→ PROBLEM STATEMENT
In the listing below, locate the lines that hold "matplotlib" and copy them.

→ MATERIAL
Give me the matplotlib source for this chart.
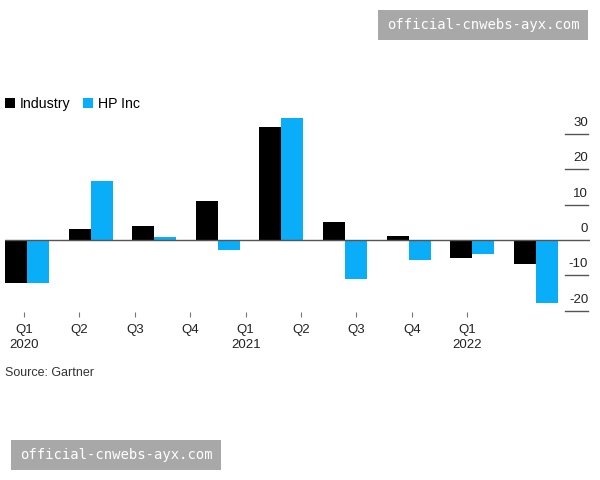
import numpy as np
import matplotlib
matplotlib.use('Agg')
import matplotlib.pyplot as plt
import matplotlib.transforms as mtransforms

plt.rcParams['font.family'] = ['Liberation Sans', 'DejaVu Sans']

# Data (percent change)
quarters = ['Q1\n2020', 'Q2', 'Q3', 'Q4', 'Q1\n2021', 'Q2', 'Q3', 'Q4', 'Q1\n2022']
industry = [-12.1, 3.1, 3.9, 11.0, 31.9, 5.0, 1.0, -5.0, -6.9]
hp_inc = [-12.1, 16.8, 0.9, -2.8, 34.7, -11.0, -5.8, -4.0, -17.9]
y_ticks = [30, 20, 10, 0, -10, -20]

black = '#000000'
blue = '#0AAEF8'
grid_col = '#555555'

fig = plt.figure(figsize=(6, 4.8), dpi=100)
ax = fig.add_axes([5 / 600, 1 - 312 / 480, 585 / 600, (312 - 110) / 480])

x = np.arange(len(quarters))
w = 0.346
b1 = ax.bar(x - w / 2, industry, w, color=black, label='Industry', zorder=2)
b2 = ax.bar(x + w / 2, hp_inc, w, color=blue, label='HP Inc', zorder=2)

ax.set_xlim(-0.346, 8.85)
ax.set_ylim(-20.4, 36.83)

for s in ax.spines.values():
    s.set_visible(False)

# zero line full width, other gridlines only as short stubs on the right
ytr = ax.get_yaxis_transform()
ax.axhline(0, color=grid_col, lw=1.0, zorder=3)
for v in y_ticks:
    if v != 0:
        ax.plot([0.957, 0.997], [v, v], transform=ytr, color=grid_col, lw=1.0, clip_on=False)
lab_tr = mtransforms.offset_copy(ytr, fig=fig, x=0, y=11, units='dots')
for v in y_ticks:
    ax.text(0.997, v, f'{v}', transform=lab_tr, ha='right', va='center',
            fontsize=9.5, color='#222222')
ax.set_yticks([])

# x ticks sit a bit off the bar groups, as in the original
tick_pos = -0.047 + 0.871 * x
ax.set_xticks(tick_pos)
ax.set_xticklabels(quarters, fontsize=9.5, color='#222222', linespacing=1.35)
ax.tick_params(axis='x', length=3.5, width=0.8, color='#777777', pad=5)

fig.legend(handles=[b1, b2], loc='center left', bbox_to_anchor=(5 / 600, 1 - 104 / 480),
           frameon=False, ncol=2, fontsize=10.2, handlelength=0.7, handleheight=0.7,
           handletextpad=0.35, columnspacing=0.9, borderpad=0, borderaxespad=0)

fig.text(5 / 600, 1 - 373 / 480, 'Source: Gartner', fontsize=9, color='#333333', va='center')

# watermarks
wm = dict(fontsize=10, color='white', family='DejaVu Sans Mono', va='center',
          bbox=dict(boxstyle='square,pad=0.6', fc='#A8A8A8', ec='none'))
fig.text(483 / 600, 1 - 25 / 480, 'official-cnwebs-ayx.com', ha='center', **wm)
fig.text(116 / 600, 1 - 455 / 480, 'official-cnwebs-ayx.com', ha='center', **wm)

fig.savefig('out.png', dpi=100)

→ EXERCISE RESPONSE
Give me the matplotlib source for this chart.
import matplotlib
matplotlib.use('Agg')
import matplotlib.pyplot as plt
import matplotlib.transforms as mtransforms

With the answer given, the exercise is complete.